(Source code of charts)

"""

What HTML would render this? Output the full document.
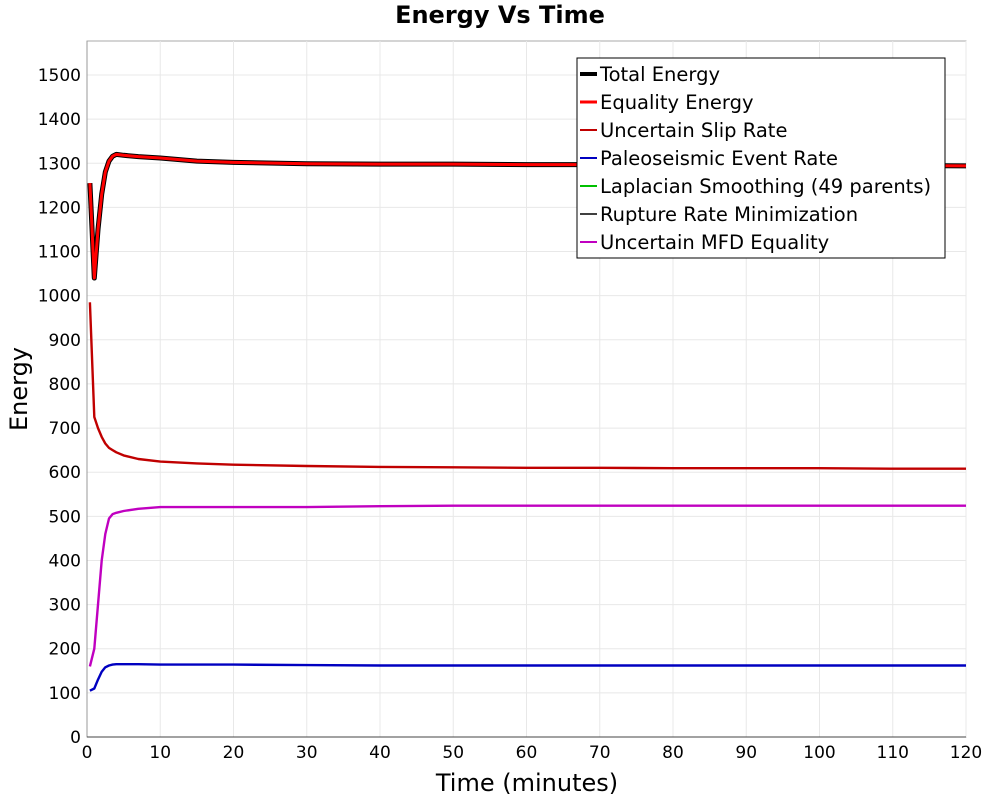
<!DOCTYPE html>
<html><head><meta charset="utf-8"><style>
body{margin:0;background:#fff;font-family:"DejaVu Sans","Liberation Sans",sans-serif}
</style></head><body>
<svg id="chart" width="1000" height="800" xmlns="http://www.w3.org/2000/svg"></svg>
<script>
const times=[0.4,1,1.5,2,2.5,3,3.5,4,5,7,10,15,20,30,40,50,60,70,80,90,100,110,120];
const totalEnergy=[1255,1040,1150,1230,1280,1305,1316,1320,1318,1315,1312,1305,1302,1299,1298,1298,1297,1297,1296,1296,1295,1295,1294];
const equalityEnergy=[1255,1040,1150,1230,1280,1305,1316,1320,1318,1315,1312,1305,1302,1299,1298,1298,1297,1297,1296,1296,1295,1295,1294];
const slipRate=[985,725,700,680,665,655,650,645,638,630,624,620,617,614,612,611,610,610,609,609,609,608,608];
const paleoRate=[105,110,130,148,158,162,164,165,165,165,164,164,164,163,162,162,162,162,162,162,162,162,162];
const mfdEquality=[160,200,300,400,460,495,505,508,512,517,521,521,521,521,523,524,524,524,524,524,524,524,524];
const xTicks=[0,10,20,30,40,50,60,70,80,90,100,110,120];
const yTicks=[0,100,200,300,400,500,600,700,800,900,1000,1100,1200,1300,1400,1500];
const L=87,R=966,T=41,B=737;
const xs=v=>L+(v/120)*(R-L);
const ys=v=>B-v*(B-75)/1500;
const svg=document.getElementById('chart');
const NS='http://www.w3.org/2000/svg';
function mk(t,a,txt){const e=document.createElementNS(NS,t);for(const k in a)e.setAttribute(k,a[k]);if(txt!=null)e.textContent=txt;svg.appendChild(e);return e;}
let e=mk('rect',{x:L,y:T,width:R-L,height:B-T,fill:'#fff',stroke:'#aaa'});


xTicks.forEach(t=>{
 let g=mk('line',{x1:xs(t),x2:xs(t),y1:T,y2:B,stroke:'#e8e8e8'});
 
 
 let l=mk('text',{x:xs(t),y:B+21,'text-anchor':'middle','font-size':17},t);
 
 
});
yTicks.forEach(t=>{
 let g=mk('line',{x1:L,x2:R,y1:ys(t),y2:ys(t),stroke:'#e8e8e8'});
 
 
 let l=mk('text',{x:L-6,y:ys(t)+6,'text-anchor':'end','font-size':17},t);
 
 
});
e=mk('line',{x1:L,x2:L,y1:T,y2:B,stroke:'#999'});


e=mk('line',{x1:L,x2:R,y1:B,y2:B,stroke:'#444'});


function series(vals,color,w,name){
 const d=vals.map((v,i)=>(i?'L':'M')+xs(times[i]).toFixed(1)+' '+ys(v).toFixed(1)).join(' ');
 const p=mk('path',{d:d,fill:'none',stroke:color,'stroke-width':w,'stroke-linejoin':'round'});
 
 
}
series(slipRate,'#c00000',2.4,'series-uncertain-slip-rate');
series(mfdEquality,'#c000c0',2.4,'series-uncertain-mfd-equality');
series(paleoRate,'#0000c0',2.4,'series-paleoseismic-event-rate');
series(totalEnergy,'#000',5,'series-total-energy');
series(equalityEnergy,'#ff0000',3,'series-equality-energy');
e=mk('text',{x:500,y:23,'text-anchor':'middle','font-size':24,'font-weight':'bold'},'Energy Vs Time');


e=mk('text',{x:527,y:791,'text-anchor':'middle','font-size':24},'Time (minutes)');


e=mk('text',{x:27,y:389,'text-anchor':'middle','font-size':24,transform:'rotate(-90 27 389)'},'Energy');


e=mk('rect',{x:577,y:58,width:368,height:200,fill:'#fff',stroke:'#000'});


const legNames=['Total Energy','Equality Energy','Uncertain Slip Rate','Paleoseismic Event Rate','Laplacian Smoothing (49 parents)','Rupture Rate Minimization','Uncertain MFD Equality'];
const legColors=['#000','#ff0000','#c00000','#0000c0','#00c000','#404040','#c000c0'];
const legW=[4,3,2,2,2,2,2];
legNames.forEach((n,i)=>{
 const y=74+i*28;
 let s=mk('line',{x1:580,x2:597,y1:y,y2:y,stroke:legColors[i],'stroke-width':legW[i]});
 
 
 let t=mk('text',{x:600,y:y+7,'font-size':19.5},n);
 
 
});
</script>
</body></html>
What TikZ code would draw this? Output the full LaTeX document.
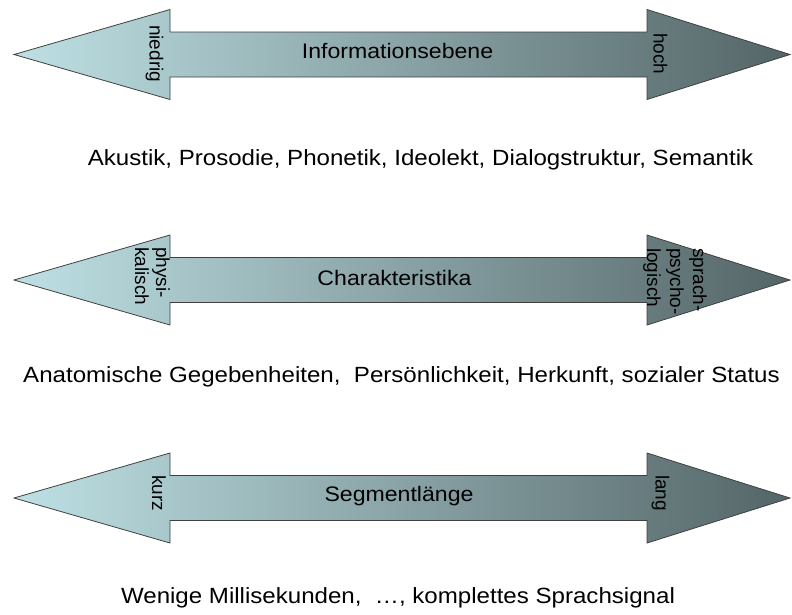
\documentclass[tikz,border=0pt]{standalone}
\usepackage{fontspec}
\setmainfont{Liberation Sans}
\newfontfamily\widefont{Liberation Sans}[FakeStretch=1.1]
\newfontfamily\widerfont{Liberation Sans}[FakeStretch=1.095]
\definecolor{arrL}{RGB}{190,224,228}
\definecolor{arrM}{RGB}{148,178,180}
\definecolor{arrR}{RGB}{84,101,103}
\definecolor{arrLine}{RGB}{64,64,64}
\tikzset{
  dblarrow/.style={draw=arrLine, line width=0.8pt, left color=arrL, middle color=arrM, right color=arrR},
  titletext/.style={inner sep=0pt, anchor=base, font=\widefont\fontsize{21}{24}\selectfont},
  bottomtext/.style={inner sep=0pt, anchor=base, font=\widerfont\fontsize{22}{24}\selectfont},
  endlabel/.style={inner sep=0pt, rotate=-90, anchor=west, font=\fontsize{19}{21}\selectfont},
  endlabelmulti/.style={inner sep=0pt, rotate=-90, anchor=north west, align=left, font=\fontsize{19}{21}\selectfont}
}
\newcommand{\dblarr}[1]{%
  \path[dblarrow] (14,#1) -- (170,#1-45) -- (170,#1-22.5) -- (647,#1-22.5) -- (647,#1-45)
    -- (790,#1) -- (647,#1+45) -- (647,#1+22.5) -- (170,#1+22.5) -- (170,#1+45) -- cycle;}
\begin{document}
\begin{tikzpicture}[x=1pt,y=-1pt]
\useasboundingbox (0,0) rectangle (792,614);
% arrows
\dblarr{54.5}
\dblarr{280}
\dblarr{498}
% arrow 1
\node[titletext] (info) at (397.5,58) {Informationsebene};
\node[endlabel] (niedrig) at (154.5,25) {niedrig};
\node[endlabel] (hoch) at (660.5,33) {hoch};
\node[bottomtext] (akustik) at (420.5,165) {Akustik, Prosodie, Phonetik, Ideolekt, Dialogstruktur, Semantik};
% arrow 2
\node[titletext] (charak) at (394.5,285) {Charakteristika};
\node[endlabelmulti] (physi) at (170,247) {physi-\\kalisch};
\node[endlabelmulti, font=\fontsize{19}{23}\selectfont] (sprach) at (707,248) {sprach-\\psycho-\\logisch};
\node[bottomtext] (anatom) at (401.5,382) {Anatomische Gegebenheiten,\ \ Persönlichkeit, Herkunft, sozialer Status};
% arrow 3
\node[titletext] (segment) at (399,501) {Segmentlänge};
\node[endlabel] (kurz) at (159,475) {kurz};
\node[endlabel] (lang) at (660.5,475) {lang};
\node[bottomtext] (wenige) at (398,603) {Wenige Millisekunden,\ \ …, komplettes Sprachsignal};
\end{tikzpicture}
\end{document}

"""

__Aim__
Ignore the images and quote every line of the listing exactly.

__The completed task__
What HTML would render this? Output the full document.
<!DOCTYPE html>
<html><head><meta charset="utf-8"><style>
body{margin:0;background:#fff;font-family:"DejaVu Sans","Liberation Sans",sans-serif}
</style></head><body>
<svg id="chart" width="1000" height="800" xmlns="http://www.w3.org/2000/svg"></svg>
<script>
const times=[0.4,1,1.5,2,2.5,3,3.5,4,5,7,10,15,20,30,40,50,60,70,80,90,100,110,120];
const totalEnergy=[1255,1040,1150,1230,1280,1305,1316,1320,1318,1315,1312,1305,1302,1299,1298,1298,1297,1297,1296,1296,1295,1295,1294];
const equalityEnergy=[1255,1040,1150,1230,1280,1305,1316,1320,1318,1315,1312,1305,1302,1299,1298,1298,1297,1297,1296,1296,1295,1295,1294];
const slipRate=[985,725,700,680,665,655,650,645,638,630,624,620,617,614,612,611,610,610,609,609,609,608,608];
const paleoRate=[105,110,130,148,158,162,164,165,165,165,164,164,164,163,162,162,162,162,162,162,162,162,162];
const mfdEquality=[160,200,300,400,460,495,505,508,512,517,521,521,521,521,523,524,524,524,524,524,524,524,524];
const xTicks=[0,10,20,30,40,50,60,70,80,90,100,110,120];
const yTicks=[0,100,200,300,400,500,600,700,800,900,1000,1100,1200,1300,1400,1500];
const L=87,R=966,T=41,B=737;
const xs=v=>L+(v/120)*(R-L);
const ys=v=>B-v*(B-75)/1500;
const svg=document.getElementById('chart');
const NS='http://www.w3.org/2000/svg';
function mk(t,a,txt){const e=document.createElementNS(NS,t);for(const k in a)e.setAttribute(k,a[k]);if(txt!=null)e.textContent=txt;svg.appendChild(e);return e;}
let e=mk('rect',{x:L,y:T,width:R-L,height:B-T,fill:'#fff',stroke:'#aaa'});


xTicks.forEach(t=>{
 let g=mk('line',{x1:xs(t),x2:xs(t),y1:T,y2:B,stroke:'#e8e8e8'});
 
 
 let l=mk('text',{x:xs(t),y:B+21,'text-anchor':'middle','font-size':17},t);
 
 
});
yTicks.forEach(t=>{
 let g=mk('line',{x1:L,x2:R,y1:ys(t),y2:ys(t),stroke:'#e8e8e8'});
 
 
 let l=mk('text',{x:L-6,y:ys(t)+6,'text-anchor':'end','font-size':17},t);
 
 
});
e=mk('line',{x1:L,x2:L,y1:T,y2:B,stroke:'#999'});


e=mk('line',{x1:L,x2:R,y1:B,y2:B,stroke:'#444'});


function series(vals,color,w,name){
 const d=vals.map((v,i)=>(i?'L':'M')+xs(times[i]).toFixed(1)+' '+ys(v).toFixed(1)).join(' ');
 const p=mk('path',{d:d,fill:'none',stroke:color,'stroke-width':w,'stroke-linejoin':'round'});
 
 
}
series(slipRate,'#c00000',2.4,'series-uncertain-slip-rate');
series(mfdEquality,'#c000c0',2.4,'series-uncertain-mfd-equality');
series(paleoRate,'#0000c0',2.4,'series-paleoseismic-event-rate');
series(totalEnergy,'#000',5,'series-total-energy');
series(equalityEnergy,'#ff0000',3,'series-equality-energy');
e=mk('text',{x:500,y:23,'text-anchor':'middle','font-size':24,'font-weight':'bold'},'Energy Vs Time');


e=mk('text',{x:527,y:791,'text-anchor':'middle','font-size':24},'Time (minutes)');


e=mk('text',{x:27,y:389,'text-anchor':'middle','font-size':24,transform:'rotate(-90 27 389)'},'Energy');


e=mk('rect',{x:577,y:58,width:368,height:200,fill:'#fff',stroke:'#000'});


const legNames=['Total Energy','Equality Energy','Uncertain Slip Rate','Paleoseismic Event Rate','Laplacian Smoothing (49 parents)','Rupture Rate Minimization','Uncertain MFD Equality'];
const legColors=['#000','#ff0000','#c00000','#0000c0','#00c000','#404040','#c000c0'];
const legW=[4,3,2,2,2,2,2];
legNames.forEach((n,i)=>{
 const y=74+i*28;
 let s=mk('line',{x1:580,x2:597,y1:y,y2:y,stroke:legColors[i],'stroke-width':legW[i]});
 
 
 let t=mk('text',{x:600,y:y+7,'font-size':19.5},n);
 
 
});
</script>
</body></html>
What TikZ code would draw this? Output the full LaTeX document.
\documentclass[tikz,border=0pt]{standalone}
\usepackage{fontspec}
\setmainfont{Liberation Sans}
\newfontfamily\widefont{Liberation Sans}[FakeStretch=1.1]
\newfontfamily\widerfont{Liberation Sans}[FakeStretch=1.095]
\definecolor{arrL}{RGB}{190,224,228}
\definecolor{arrM}{RGB}{148,178,180}
\definecolor{arrR}{RGB}{84,101,103}
\definecolor{arrLine}{RGB}{64,64,64}
\tikzset{
  dblarrow/.style={draw=arrLine, line width=0.8pt, left color=arrL, middle color=arrM, right color=arrR},
  titletext/.style={inner sep=0pt, anchor=base, font=\widefont\fontsize{21}{24}\selectfont},
  bottomtext/.style={inner sep=0pt, anchor=base, font=\widerfont\fontsize{22}{24}\selectfont},
  endlabel/.style={inner sep=0pt, rotate=-90, anchor=west, font=\fontsize{19}{21}\selectfont},
  endlabelmulti/.style={inner sep=0pt, rotate=-90, anchor=north west, align=left, font=\fontsize{19}{21}\selectfont}
}
\newcommand{\dblarr}[1]{%
  \path[dblarrow] (14,#1) -- (170,#1-45) -- (170,#1-22.5) -- (647,#1-22.5) -- (647,#1-45)
    -- (790,#1) -- (647,#1+45) -- (647,#1+22.5) -- (170,#1+22.5) -- (170,#1+45) -- cycle;}
\begin{document}
\begin{tikzpicture}[x=1pt,y=-1pt]
\useasboundingbox (0,0) rectangle (792,614);
% arrows
\dblarr{54.5}
\dblarr{280}
\dblarr{498}
% arrow 1
\node[titletext] (info) at (397.5,58) {Informationsebene};
\node[endlabel] (niedrig) at (154.5,25) {niedrig};
\node[endlabel] (hoch) at (660.5,33) {hoch};
\node[bottomtext] (akustik) at (420.5,165) {Akustik, Prosodie, Phonetik, Ideolekt, Dialogstruktur, Semantik};
% arrow 2
\node[titletext] (charak) at (394.5,285) {Charakteristika};
\node[endlabelmulti] (physi) at (170,247) {physi-\\kalisch};
\node[endlabelmulti, font=\fontsize{19}{23}\selectfont] (sprach) at (707,248) {sprach-\\psycho-\\logisch};
\node[bottomtext] (anatom) at (401.5,382) {Anatomische Gegebenheiten,\ \ Persönlichkeit, Herkunft, sozialer Status};
% arrow 3
\node[titletext] (segment) at (399,501) {Segmentlänge};
\node[endlabel] (kurz) at (159,475) {kurz};
\node[endlabel] (lang) at (660.5,475) {lang};
\node[bottomtext] (wenige) at (398,603) {Wenige Millisekunden,\ \ …, komplettes Sprachsignal};
\end{tikzpicture}
\end{document}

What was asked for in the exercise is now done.